The odds of a cut by the futures were 80%. I did not think it would happen.
The Federal Open Market Committee decided today to keep its target for the federal funds rate at 2 percent.
Strains in financial markets have increased significantly and labor markets have weakened further. Economic growth appears to have slowed recently, partly reflecting a softening of household spending. Tight credit conditions, the ongoing housing contraction, and some slowing in export growth are likely to weigh on economic growth over the next few quarters. Over time, the substantial easing of monetary policy, combined with ongoing measures to foster market liquidity, should help to promote moderate economic growth.
Inflation has been high, spurred by the earlier increases in the prices of energy and some other commodities.

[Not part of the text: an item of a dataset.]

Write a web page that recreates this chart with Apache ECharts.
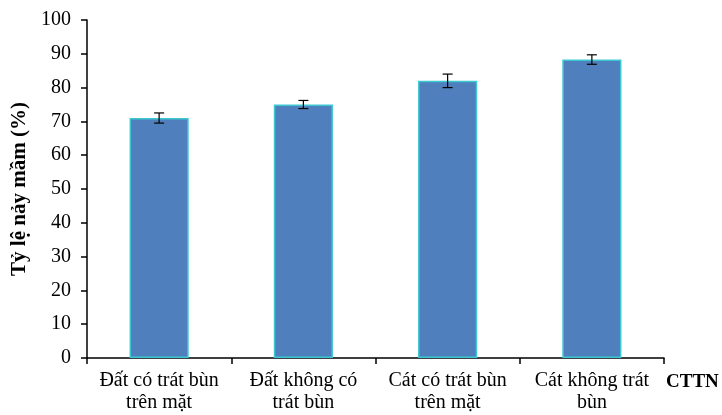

The Committee expects inflation to moderate later this year and next year, but the inflation outlook remains highly uncertain.
The downside risks to growth and the upside risks to inflation are both of significant concern to the Committee. The Committee will monitor economic and financial developments carefully and will act as needed to promote sustainable economic growth and price stability.
This is the first significant break in Bernanke Fed policy as compared to the Greenspan Fed. Greenspan was always willing to throw a lifeline to the markets in time of turmoil. Furthermore, the Greenspan Fed seldom went against market expectations in a major way.
In terms of market expectations, however, it is important to note that most economists did not agree with expectations the futures market priced in for a cut today.
Tyranny of Zero
My opinion is that Bernanke is worried about the “Tyranny Of Zero” and wants to use his remaining bullets wisely. Japan reduced rates to 0% and once at zero there is nothing more that can be done.